TASK TO CARRY OUT:
Skip all pictures, then copy the lines from the start of the data through the line with "12.0, 12.5]", keeping both ends.

Records from a data source:
::::::::::

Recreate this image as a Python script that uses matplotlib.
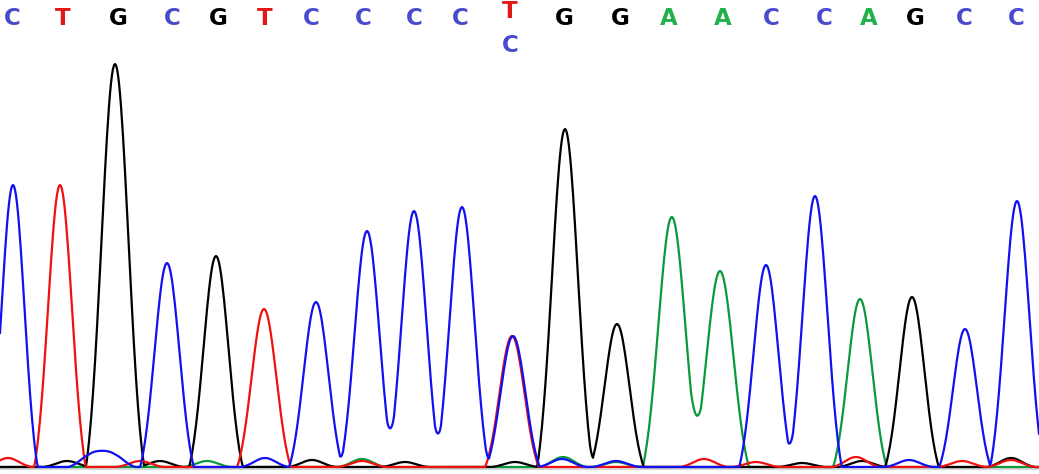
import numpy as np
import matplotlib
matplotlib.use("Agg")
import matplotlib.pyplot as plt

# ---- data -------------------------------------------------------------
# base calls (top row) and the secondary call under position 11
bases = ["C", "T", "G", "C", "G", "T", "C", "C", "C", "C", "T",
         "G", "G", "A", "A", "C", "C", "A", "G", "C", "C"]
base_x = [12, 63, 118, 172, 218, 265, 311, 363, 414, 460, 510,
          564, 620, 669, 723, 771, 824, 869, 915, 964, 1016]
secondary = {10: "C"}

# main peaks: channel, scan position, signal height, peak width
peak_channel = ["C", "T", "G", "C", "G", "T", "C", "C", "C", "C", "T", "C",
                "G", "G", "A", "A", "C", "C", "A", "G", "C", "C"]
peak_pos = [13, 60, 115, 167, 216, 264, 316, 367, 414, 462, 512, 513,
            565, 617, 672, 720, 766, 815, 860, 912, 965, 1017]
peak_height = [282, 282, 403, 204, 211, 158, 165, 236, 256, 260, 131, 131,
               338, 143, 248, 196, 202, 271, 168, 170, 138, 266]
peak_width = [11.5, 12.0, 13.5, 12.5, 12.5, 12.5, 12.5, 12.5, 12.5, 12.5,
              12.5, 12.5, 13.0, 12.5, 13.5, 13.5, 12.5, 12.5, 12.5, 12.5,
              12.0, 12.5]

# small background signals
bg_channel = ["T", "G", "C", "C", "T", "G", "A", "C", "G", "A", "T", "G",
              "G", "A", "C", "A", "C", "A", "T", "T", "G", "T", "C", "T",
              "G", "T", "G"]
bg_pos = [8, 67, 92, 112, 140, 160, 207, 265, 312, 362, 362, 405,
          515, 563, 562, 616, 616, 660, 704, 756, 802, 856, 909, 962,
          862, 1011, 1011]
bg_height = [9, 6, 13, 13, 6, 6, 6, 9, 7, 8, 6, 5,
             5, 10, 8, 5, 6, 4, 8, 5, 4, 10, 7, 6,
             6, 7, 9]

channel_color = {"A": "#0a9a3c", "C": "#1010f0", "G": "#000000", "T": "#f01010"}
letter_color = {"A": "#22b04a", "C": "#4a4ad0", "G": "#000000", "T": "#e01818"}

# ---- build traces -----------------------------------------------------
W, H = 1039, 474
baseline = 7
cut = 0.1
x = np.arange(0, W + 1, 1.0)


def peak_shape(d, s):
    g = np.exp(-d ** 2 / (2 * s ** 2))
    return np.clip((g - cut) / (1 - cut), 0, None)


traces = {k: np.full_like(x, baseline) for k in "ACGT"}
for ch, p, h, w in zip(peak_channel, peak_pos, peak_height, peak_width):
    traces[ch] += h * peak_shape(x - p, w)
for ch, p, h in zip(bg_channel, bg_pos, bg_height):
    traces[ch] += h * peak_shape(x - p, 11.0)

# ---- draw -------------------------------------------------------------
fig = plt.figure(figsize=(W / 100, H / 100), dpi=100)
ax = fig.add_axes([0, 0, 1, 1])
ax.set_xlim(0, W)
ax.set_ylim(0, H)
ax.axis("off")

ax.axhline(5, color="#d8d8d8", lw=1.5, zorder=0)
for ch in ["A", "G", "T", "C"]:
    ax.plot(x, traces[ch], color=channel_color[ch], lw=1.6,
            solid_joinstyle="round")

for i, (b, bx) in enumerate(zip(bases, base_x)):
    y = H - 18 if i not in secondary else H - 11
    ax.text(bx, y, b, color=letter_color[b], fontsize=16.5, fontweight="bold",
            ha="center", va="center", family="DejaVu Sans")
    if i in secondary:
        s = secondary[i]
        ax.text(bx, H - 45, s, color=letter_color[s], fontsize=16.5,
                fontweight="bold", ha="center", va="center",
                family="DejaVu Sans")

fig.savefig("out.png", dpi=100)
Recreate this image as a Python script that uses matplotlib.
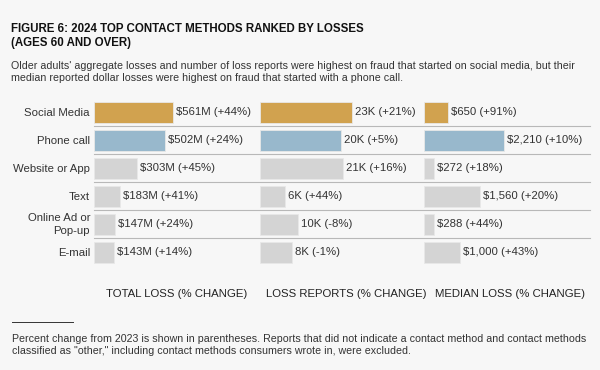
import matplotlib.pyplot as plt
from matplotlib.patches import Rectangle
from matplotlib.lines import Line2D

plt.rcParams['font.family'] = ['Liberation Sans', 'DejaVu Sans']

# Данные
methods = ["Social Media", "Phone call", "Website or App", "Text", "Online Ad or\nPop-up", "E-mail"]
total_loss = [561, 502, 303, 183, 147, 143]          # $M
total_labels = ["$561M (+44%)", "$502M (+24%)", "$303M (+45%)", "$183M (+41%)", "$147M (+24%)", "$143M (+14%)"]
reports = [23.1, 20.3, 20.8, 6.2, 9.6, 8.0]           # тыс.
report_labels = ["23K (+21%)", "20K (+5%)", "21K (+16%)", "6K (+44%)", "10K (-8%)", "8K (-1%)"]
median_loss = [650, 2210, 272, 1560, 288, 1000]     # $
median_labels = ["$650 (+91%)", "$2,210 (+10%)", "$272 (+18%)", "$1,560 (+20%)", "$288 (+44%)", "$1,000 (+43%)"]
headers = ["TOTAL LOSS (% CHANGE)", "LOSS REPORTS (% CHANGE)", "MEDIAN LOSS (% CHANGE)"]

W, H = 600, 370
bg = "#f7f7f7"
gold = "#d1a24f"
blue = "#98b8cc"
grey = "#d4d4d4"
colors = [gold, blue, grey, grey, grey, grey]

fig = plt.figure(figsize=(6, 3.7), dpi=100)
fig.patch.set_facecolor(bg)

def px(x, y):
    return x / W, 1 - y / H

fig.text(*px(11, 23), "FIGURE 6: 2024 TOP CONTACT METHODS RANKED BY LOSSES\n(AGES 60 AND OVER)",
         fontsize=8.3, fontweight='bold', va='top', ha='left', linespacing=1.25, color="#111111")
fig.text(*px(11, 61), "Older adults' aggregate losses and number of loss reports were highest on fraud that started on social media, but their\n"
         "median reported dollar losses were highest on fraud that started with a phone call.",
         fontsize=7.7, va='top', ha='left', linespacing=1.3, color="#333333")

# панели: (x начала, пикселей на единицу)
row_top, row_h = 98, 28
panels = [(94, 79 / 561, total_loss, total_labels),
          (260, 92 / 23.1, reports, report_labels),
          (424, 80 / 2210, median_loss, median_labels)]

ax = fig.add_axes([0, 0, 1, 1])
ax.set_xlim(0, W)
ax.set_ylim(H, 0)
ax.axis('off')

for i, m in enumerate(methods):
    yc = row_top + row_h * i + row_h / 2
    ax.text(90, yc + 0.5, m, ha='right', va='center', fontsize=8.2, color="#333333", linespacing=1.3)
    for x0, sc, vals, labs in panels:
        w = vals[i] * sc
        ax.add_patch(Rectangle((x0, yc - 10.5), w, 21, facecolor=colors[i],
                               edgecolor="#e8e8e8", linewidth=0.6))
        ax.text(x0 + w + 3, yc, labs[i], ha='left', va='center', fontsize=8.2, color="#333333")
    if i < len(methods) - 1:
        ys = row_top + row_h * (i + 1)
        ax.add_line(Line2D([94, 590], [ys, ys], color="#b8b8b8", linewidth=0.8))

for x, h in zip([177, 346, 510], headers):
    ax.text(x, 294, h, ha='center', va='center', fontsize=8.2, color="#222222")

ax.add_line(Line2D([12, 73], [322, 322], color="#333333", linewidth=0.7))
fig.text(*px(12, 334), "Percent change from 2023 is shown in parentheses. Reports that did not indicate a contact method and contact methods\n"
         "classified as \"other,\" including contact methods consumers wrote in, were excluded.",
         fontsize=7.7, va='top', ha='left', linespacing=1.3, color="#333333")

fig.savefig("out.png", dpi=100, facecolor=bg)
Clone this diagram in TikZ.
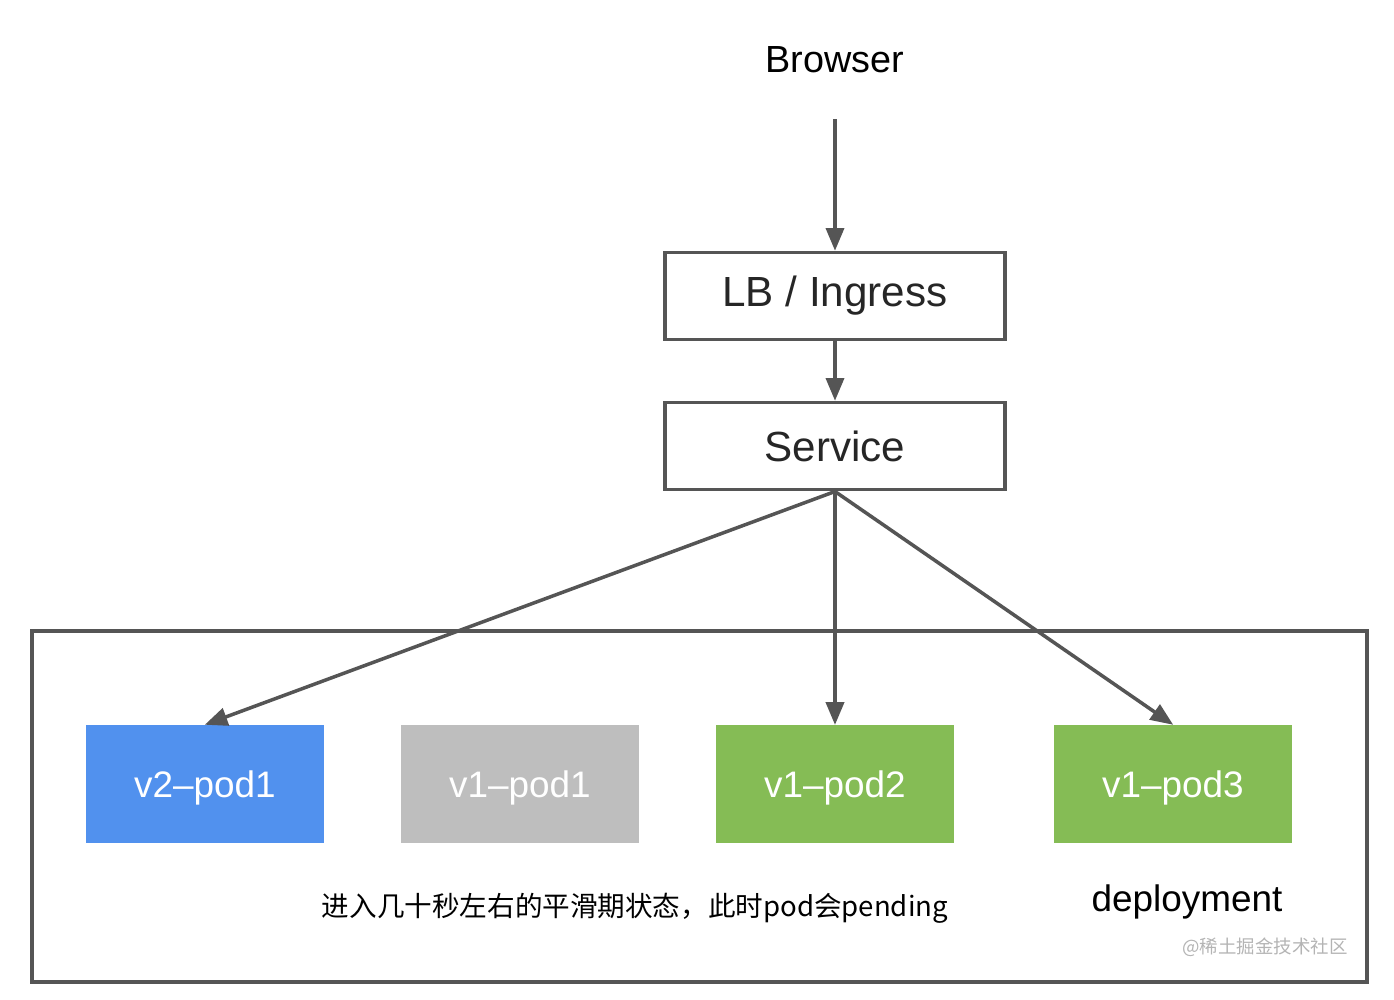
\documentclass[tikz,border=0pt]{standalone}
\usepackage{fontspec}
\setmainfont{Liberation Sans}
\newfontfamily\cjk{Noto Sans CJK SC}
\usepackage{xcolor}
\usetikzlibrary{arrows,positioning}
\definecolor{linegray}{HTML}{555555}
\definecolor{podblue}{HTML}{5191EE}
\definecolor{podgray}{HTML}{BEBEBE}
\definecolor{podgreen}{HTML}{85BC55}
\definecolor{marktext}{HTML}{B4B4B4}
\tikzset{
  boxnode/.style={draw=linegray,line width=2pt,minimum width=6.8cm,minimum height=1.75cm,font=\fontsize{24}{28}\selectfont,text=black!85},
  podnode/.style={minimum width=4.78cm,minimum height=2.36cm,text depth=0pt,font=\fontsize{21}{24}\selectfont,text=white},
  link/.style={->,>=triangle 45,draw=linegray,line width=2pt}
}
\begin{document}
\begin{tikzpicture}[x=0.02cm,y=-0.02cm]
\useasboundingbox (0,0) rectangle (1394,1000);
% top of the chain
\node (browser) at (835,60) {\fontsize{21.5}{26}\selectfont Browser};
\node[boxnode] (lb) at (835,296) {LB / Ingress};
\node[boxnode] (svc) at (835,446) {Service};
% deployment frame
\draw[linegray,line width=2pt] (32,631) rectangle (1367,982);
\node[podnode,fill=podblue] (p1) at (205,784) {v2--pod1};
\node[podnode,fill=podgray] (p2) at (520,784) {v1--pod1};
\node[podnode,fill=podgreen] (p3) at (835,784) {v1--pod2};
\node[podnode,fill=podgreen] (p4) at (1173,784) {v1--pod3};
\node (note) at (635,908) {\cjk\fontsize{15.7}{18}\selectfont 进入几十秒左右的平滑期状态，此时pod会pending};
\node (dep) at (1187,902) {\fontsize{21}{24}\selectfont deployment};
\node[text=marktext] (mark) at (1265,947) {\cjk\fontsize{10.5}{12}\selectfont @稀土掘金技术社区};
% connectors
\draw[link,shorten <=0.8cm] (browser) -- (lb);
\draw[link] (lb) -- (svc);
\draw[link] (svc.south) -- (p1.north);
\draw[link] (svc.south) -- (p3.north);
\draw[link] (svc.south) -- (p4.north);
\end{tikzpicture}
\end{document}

::::::::::

IN RESPONSE:
Recreate this image as a Python script that uses matplotlib.
import numpy as np
import matplotlib
matplotlib.use("Agg")
import matplotlib.pyplot as plt

# ---- data -------------------------------------------------------------
# base calls (top row) and the secondary call under position 11
bases = ["C", "T", "G", "C", "G", "T", "C", "C", "C", "C", "T",
         "G", "G", "A", "A", "C", "C", "A", "G", "C", "C"]
base_x = [12, 63, 118, 172, 218, 265, 311, 363, 414, 460, 510,
          564, 620, 669, 723, 771, 824, 869, 915, 964, 1016]
secondary = {10: "C"}

# main peaks: channel, scan position, signal height, peak width
peak_channel = ["C", "T", "G", "C", "G", "T", "C", "C", "C", "C", "T", "C",
                "G", "G", "A", "A", "C", "C", "A", "G", "C", "C"]
peak_pos = [13, 60, 115, 167, 216, 264, 316, 367, 414, 462, 512, 513,
            565, 617, 672, 720, 766, 815, 860, 912, 965, 1017]
peak_height = [282, 282, 403, 204, 211, 158, 165, 236, 256, 260, 131, 131,
               338, 143, 248, 196, 202, 271, 168, 170, 138, 266]
peak_width = [11.5, 12.0, 13.5, 12.5, 12.5, 12.5, 12.5, 12.5, 12.5, 12.5,
              12.5, 12.5, 13.0, 12.5, 13.5, 13.5, 12.5, 12.5, 12.5, 12.5,
              12.0, 12.5]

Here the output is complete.